Back in October Ashleigh Cave, 12, collapsed several times after being vaccinated with Cervarix—a shot that, like Gardasil, protects against some strains of the human papillomavirus (HPV)—and was eventually admitted to hospital. The initial diagnosis was “vertigo and generalised myalgia, probably due to recent vaccinations”.
Two months later Ms. Cave is still unable to move her legs, and doctors are scratching their heads over her illness. They have ruled out Guillain-Barré syndrome, which has been linked to the Gardasil vaccination, and say that she did not have a pathalogical reaction to the vaccine. Britain’s Medicines and Healthcare products Regulatory Agency does not believe that Ms. Cave’s illness is related to the shot.

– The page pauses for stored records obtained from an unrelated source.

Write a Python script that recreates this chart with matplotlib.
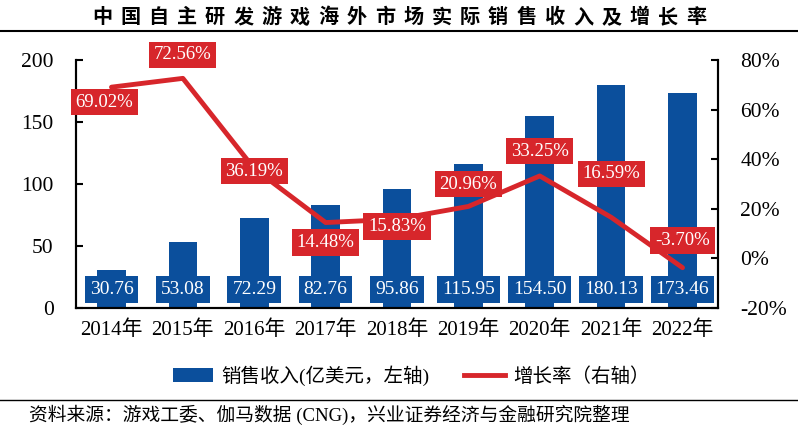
import matplotlib.pyplot as plt
from matplotlib.lines import Line2D
from matplotlib.patches import Patch

plt.rcParams['font.family'] = ['Liberation Serif', 'Noto Sans CJK SC']

years = ['2014年', '2015年', '2016年', '2017年', '2018年', '2019年', '2020年', '2021年', '2022年']
revenue = [30.76, 53.08, 72.29, 82.76, 95.86, 115.95, 154.50, 180.13, 173.46]
growth = [69.02, 72.56, 36.19, 14.48, 15.83, 20.96, 33.25, 16.59, -3.70]
# label offsets (in % units on right axis) for growth labels
growth_offsets = [-6, 9.5, -1, -8, -3, 9, 10, 17.5, 11]

BLUE = '#0B4F9C'
RED = '#D7262B'

fig = plt.figure(figsize=(7.98, 4.34), dpi=100)
ax = fig.add_axes([0.095, 0.29, 0.805, 0.572])
ax2 = ax.twinx()

x = list(range(len(years)))
ax.bar(x, revenue, width=0.4, color=BLUE, zorder=2)
ax.set_ylim(0, 200)
ax.set_yticks([0, 50, 100, 150, 200])
ax.set_xlim(-0.5, len(years) - 0.5)
ax.set_xticks(x)
ax.set_xticklabels(years)

for xi, v in zip(x, revenue):
    ax.text(xi, 15, f'{v:.2f}', ha='center', va='center', color='white', fontsize=14,
            bbox=dict(boxstyle='square,pad=0.25', facecolor=BLUE, edgecolor='none'), zorder=3)

ax2.plot(x, growth, color=RED, lw=3.5, solid_capstyle='round', zorder=4)
ax2.set_ylim(-20, 80)
ax2.set_yticks([-20, 0, 20, 40, 60, 80])
ax2.set_yticklabels([f'{t}%' for t in [-20, 0, 20, 40, 60, 80]])
for xi, g, off in zip(x, growth, growth_offsets):
    ax2.text(xi - 0.1 if xi == 0 else xi, g + off, f'{g:.2f}%', ha='center', va='center',
             color='white', fontsize=13.5,
             bbox=dict(boxstyle='square,pad=0.25', facecolor=RED, edgecolor='none'), zorder=5)

for a in (ax, ax2):
    a.spines['top'].set_visible(False)
    for s in ('left', 'right', 'bottom'):
        a.spines[s].set_linewidth(1.5)
        a.spines[s].set_color('black')
    a.tick_params(axis='y', direction='in', length=5, width=1.5, labelsize=15.5)
ax.tick_params(axis='x', length=0, labelsize=15, pad=9)
ax.tick_params(axis='y', pad=16)
ax2.tick_params(axis='y', pad=16)

handles = [Patch(facecolor=BLUE, edgecolor='none'),
           Line2D([0], [0], color=RED, lw=3.5)]
fig.legend(handles, ['销售收入(亿美元，左轴)', '增长率（右轴）'], loc='center',
           bbox_to_anchor=(0.515, 0.135), ncol=2, frameon=False, fontsize=14,
           handlelength=2.1, handletextpad=0.4, columnspacing=1.8)

title = '中国自主研发游戏海外市场实际销售收入及增长率'
step = 28.3 / 798
x0 = 399 / 798 - step * (len(title) - 1) / 2
for i, ch in enumerate(title):
    fig.text(x0 + i * step, 0.958, ch, ha='center', va='center',
             fontsize=14.5, fontweight='bold')
fig.add_artist(Line2D([0, 1], [0.928, 0.928], color='black', lw=1.5, transform=fig.transFigure))
fig.add_artist(Line2D([0, 1], [0.078, 0.078], color='black', lw=1.0, transform=fig.transFigure))
fig.text(0.036, 0.045, '资料来源：游戏工委、伽马数据 (CNG)，兴业证券经济与金融研究院整理', ha='left',
         va='center', fontsize=13.5)

fig.savefig('out.png', dpi=100, facecolor='white')
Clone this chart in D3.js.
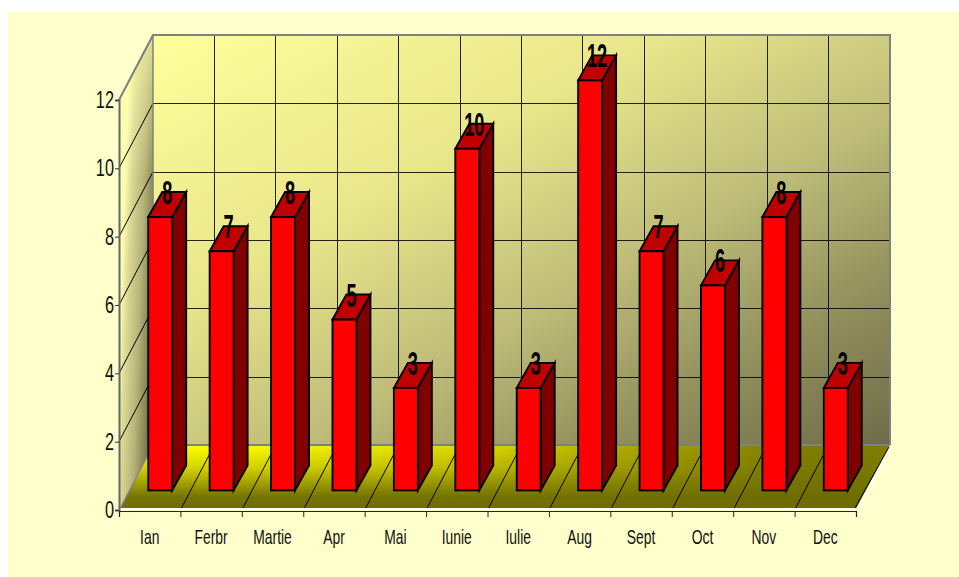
<!DOCTYPE html>
<html><head><meta charset="utf-8">
<script src="https://cdn.jsdelivr.net/npm/d3@7/dist/d3.min.js"></script>
<style>html,body{margin:0;padding:0;background:#fff}svg{display:block}text{font-family:"Liberation Sans",Arial,sans-serif}</style>
</head><body><svg id="c" width="959" height="577"></svg>
<script>
const categories=["Ian","Ferbr","Martie","Apr","Mai","Iunie","Iulie","Aug","Sept","Oct","Nov","Dec"];
const values=[8,7,8,5,3,10,3,12,7,6,8,3];
const yTicks=[0,2,4,6,8,10,12];

const svg=d3.select("#c");
const W=959,H=577;
const x0=119,x1=856,yBase=510,yTop=100,dpx=34,dpy=-65;
const barShift=[10.5,-19.6],barDepth=[14,-25];
const band=d3.scaleBand().domain(categories).range([x0,x1]).paddingInner(.61).paddingOuter(.305);
const catBand=d3.scaleBand().domain(categories).range([x0,x1]);
const slots=d3.scaleLinear().domain([0,categories.length]).range([x0,x1]);
const y=d3.scaleLinear().domain([0,12]).range([yBase,yTop]);
const path=p=>"M"+p.map(d=>d.join(",")).join("L")+"Z";

const defs=svg.append("defs");
function grad(id,attrs,stops){
  const g=defs.append("linearGradient").attr("id",id);
  Object.entries(attrs).forEach(([k,v])=>g.attr(k,v));
  stops.forEach(([o,c,a])=>g.append("stop").attr("offset",o).attr("stop-color",c).attr("stop-opacity",a==null?1:a));
}
grad("back",{x1:0,y1:0,x2:1,y2:1},[[0,"#ffff9c"],[.35,"#e8e68a"],[.6,"#bebc78"],[.8,"#92905c"],[1,"#6e6c48"]]);
grad("side",{gradientUnits:"userSpaceOnUse",x1:122,y1:260,x2:152,y2:261.1},[[0,"#fdfdb0"],[.22,"#dcda94"],[.65,"#b4b276"],[1,"#82804f"]]);
grad("sideTop",{x1:0,y1:0,x2:0,y2:1},[[0,"#ffffb0",.6],[.3,"#ffffb0",0]]);
grad("floorH",{gradientUnits:"userSpaceOnUse",x1:230,y1:0,x2:790,y2:0},[[0,"#ffff00"],[.45,"#dcd800"],[.75,"#a8a400"],[1,"#807e00"]]);
grad("floorV",{x1:0,y1:0,x2:0,y2:1},[[0,"#6e6c00",0],[.35,"#6e6c00",.3],[.8,"#6e6c00",.95],[1,"#6e6c00",1]]);

// panel
svg.append("rect").attr("x",8).attr("y",12).attr("width",W-8).attr("height",H-12).attr("fill","#ffffcc");

// walls
const bl=[x0+dpx,yBase+dpy],br=[x1+dpx,yBase+dpy];
svg.append("rect").attr("x",bl[0]).attr("y",yTop+dpy).attr("width",x1-x0).attr("height",yBase-yTop).attr("fill","url(#back)");
const sidePts=[[x0,yBase],[x0,yTop],[bl[0],yTop+dpy],bl];
svg.append("path").attr("d",path(sidePts)).attr("fill","url(#side)");
svg.append("path").attr("d",path(sidePts)).attr("fill","url(#sideTop)");
const floorPts=[[x0,yBase],[x1,yBase],br,bl];
svg.append("path").attr("d",path(floorPts)).attr("fill","url(#floorH)");
svg.append("path").attr("d",path(floorPts)).attr("fill","url(#floorV)");

// grid
const grid=svg.append("g").attr("fill","none");
yTicks.filter(v=>v>0&&v<12).forEach(v=>{
  grid.append("line").attr("x1",bl[0]).attr("x2",br[0]).attr("y1",y(v)+dpy+.6).attr("y2",y(v)+dpy+.6).attr("stroke","#000").attr("stroke-opacity",.85).attr("shape-rendering","crispEdges");
});
yTicks.filter(v=>v>0).forEach(v=>{
  grid.append("line").attr("x1",x0).attr("y1",y(v)).attr("x2",bl[0]).attr("y2",y(v)+dpy).attr("stroke","#000");
});
d3.range(1,categories.length).forEach(i=>{
  const gx=slots(i);
  grid.append("line").attr("x1",gx+dpx).attr("x2",gx+dpx).attr("y1",yTop+dpy).attr("y2",yBase+dpy).attr("stroke","#000").attr("stroke-opacity",.85).attr("shape-rendering","crispEdges");
  grid.append("line").attr("x1",gx).attr("y1",yBase).attr("x2",gx+dpx).attr("y2",yBase+dpy).attr("stroke","#000");
});
// wall edges
grid.append("path").attr("d",`M${x0},${yTop}L${bl[0]},${yTop+dpy}L${br[0]},${yTop+dpy}L${br[0]},${yBase+dpy}`).attr("stroke","#808080").attr("stroke-width",2);
grid.append("line").attr("x1",bl[0]).attr("x2",bl[0]).attr("y1",yTop+dpy).attr("y2",yBase+dpy).attr("stroke","#808080").attr("stroke-width",1.5);
grid.append("line").attr("x1",bl[0]).attr("x2",br[0]).attr("y1",yBase+dpy).attr("y2",yBase+dpy).attr("stroke","#808080").attr("stroke-width",2);
grid.append("line").attr("x1",x0+1).attr("y1",yBase-1).attr("x2",bl[0]).attr("y2",yBase+dpy).attr("stroke","#8080a0").attr("stroke-width",1.5);
// rim of the floor: white, with a thin dark line on its inner side
grid.append("path").attr("d",`M${x0},${yBase-1}L${x1+1},${yBase-1}L${br[0]+1},${yBase+dpy+1}`).attr("stroke","#ffffff").attr("stroke-width",2);
grid.append("line").attr("x1",x1-1).attr("y1",yBase-2).attr("x2",br[0]-1).attr("y2",yBase+dpy+2).attr("stroke","#000").attr("stroke-width",1);

// bars
const bars=svg.append("g").selectAll("g").data(categories.map((c,i)=>({c,v:values[i]}))).join("g")
  .attr("stroke","#000").attr("stroke-width",1.9).attr("stroke-linejoin","miter");
const bx=d=>band(d.c)+barShift[0], bw=band.bandwidth();
const by=d=>y(d.v)+barShift[1], bb=y(0)+barShift[1];
bars.append("path").attr("fill","#800000").attr("d",d=>path([[bx(d)+bw,by(d)],[bx(d)+bw+barDepth[0],by(d)+barDepth[1]],[bx(d)+bw+barDepth[0],bb+barDepth[1]],[bx(d)+bw,bb]]));
bars.append("path").attr("fill","#c00000").attr("d",d=>path([[bx(d),by(d)],[bx(d)+barDepth[0],by(d)+barDepth[1]],[bx(d)+bw+barDepth[0],by(d)+barDepth[1]],[bx(d)+bw,by(d)]]));
bars.append("rect").attr("fill","#ff0000").attr("x",bx).attr("y",by).attr("width",bw).attr("height",d=>bb-by(d));
bars.append("text").attr("stroke","none").attr("fill","#000").attr("font-weight","bold").attr("font-size",33).attr("text-anchor","middle")
  .attr("transform",d=>`translate(${bx(d)+bw/2+7},${by(d)-13}) scale(.55,1)`).text(d=>d.v);

// axes
const yAxis=svg.append("g").attr("transform",`translate(${x0},0)`).call(d3.axisLeft(y).tickValues(yTicks).tickSize(4).tickPadding(0).tickFormat(d3.format("d")));
yAxis.select(".domain").attr("stroke","#666").attr("stroke-width",2);
yAxis.selectAll("line").attr("stroke","#333");
yAxis.selectAll("text").attr("x",0).attr("dy",0).attr("font-size",24).attr("fill","#111").attr("text-anchor","end")
  .attr("y",0).attr("transform","translate(-5,7.5) scale(.68,1)");
const xTicks=svg.append("g").attr("transform",`translate(0,${yBase+1})`).call(d3.axisBottom(slots).tickValues(d3.range(0,categories.length+1)).tickSize(6).tickFormat(""));
xTicks.select(".domain").attr("stroke","#222").attr("stroke-width",1.2);
xTicks.selectAll("line").attr("stroke","#222");
const xLabels=svg.append("g").attr("transform",`translate(0,${yBase})`).call(d3.axisBottom(catBand).tickSize(0));
xLabels.select(".domain").remove();
xLabels.selectAll("text").attr("y",0).attr("dy",0).attr("font-size",21).attr("fill","#111").attr("text-anchor","middle")
  .attr("transform","translate(0,33.5) scale(.66,1)");
</script></body></html>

Her mother, however, is unconvinced and believes that it’s impossible to ignore the timing of the onset of Ms. Cave’s symptoms—roughly 30 minutes after receiving the vaccine. Doctors at first suggested that the girl was imagining the symptoms, perhaps because of bullying, she said.
Cervarix shots are currently being given to 300,000 12- and 13-year old girls across the UK through a school program; next year the program will focus on catch-up shots for older schoolgirls.
What do you think? Should US schools follow Britain’s HPV vaccination program?